Exercise directions
Exact reproduction of the data is required, with images excluded.
# Stored data start
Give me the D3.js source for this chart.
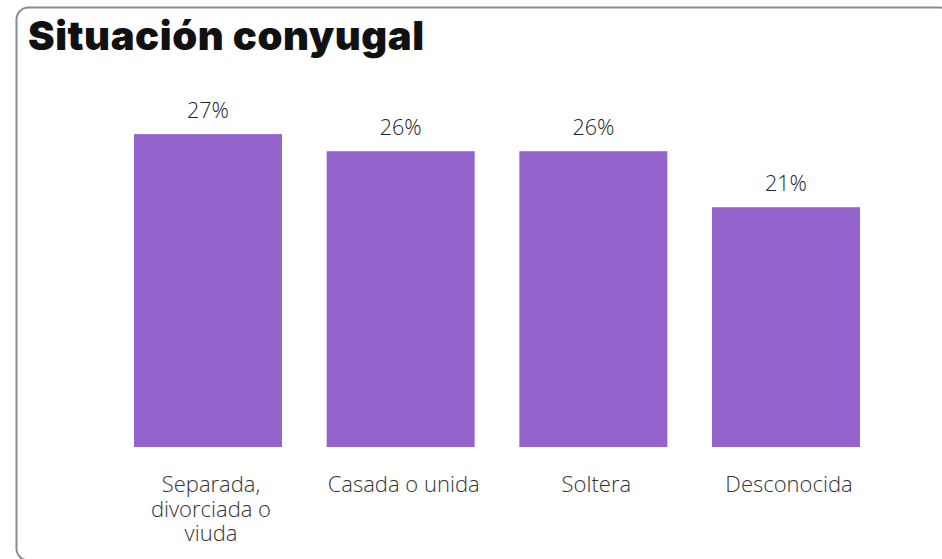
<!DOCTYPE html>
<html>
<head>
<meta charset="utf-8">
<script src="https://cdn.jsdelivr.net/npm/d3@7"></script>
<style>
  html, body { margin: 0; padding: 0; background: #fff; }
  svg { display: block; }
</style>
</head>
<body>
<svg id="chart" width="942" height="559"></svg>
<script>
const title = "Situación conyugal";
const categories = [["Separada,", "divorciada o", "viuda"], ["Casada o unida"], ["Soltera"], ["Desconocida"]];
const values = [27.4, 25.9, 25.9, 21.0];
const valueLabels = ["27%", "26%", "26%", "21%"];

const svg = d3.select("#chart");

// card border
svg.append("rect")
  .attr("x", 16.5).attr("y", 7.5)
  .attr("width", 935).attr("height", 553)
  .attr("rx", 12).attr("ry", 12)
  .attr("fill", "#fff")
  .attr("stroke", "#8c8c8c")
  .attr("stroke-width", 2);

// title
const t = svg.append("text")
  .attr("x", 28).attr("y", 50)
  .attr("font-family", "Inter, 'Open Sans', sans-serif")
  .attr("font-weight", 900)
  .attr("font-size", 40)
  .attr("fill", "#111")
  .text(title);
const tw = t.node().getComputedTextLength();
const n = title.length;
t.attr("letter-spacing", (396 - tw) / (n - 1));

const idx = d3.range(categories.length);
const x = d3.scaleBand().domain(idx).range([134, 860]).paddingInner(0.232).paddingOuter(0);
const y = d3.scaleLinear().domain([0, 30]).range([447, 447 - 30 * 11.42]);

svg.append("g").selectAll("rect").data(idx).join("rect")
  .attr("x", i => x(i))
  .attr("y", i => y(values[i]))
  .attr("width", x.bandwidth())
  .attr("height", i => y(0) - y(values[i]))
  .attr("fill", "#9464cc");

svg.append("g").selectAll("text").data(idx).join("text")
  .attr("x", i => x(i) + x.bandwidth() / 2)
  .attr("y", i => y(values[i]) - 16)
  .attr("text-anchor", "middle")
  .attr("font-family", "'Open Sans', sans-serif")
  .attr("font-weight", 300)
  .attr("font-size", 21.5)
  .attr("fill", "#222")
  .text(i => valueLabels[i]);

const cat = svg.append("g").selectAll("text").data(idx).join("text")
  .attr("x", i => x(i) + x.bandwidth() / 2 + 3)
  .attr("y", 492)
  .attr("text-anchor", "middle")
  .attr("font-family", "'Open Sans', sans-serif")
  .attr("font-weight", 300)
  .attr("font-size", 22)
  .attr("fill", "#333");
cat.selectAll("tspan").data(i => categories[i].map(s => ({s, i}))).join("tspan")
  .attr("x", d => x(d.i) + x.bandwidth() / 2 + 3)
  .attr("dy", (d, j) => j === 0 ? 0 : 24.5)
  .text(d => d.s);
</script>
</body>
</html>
# Stored data end
Solution to this exercise
Give me the D3.js source for this chart.
<!DOCTYPE html>
<html>
<head>
<meta charset="utf-8">
<script src="https://cdn.jsdelivr.net/npm/d3@7"></script>
<style>
  html, body { margin: 0; padding: 0; background: #fff; }
  svg { display: block; }
</style>
</head>
<body>
<svg id="chart" width="942" height="559"></svg>
<script>
const title = "Situación conyugal";
const categories = [["Separada,", "divorciada o", "viuda"], ["Casada o unida"], ["Soltera"], ["Desconocida"]];
const values = [27.4, 25.9, 25.9, 21.0];
const valueLabels = ["27%", "26%", "26%", "21%"];

const svg = d3.select("#chart");

// card border
svg.append("rect")
  .attr("x", 16.5).attr("y", 7.5)
  .attr("width", 935).attr("height", 553)
  .attr("rx", 12).attr("ry", 12)
  .attr("fill", "#fff")
  .attr("stroke", "#8c8c8c")
  .attr("stroke-width", 2);

// title
const t = svg.append("text")
  .attr("x", 28).attr("y", 50)
  .attr("font-family", "Inter, 'Open Sans', sans-serif")
  .attr("font-weight", 900)
  .attr("font-size", 40)
  .attr("fill", "#111")
  .text(title);
const tw = t.node().getComputedTextLength();
const n = title.length;
t.attr("letter-spacing", (396 - tw) / (n - 1));

const idx = d3.range(categories.length);
const x = d3.scaleBand().domain(idx).range([134, 860]).paddingInner(0.232).paddingOuter(0);
const y = d3.scaleLinear().domain([0, 30]).range([447, 447 - 30 * 11.42]);

svg.append("g").selectAll("rect").data(idx).join("rect")
  .attr("x", i => x(i))
  .attr("y", i => y(values[i]))
  .attr("width", x.bandwidth())
  .attr("height", i => y(0) - y(values[i]))
  .attr("fill", "#9464cc");

svg.append("g").selectAll("text").data(idx).join("text")
  .attr("x", i => x(i) + x.bandwidth() / 2)
  .attr("y", i => y(values[i]) - 16)
  .attr("text-anchor", "middle")
  .attr("font-family", "'Open Sans', sans-serif")
  .attr("font-weight", 300)
  .attr("font-size", 21.5)
  .attr("fill", "#222")
  .text(i => valueLabels[i]);

const cat = svg.append("g").selectAll("text").data(idx).join("text")
  .attr("x", i => x(i) + x.bandwidth() / 2 + 3)
  .attr("y", 492)
  .attr("text-anchor", "middle")
  .attr("font-family", "'Open Sans', sans-serif")
  .attr("font-weight", 300)
  .attr("font-size", 22)
  .attr("fill", "#333");
cat.selectAll("tspan").data(i => categories[i].map(s => ({s, i}))).join("tspan")
  .attr("x", d => x(d.i) + x.bandwidth() / 2 + 3)
  .attr("dy", (d, j) => j === 0 ? 0 : 24.5)
  .text(d => d.s);
</script>
</body>
</html>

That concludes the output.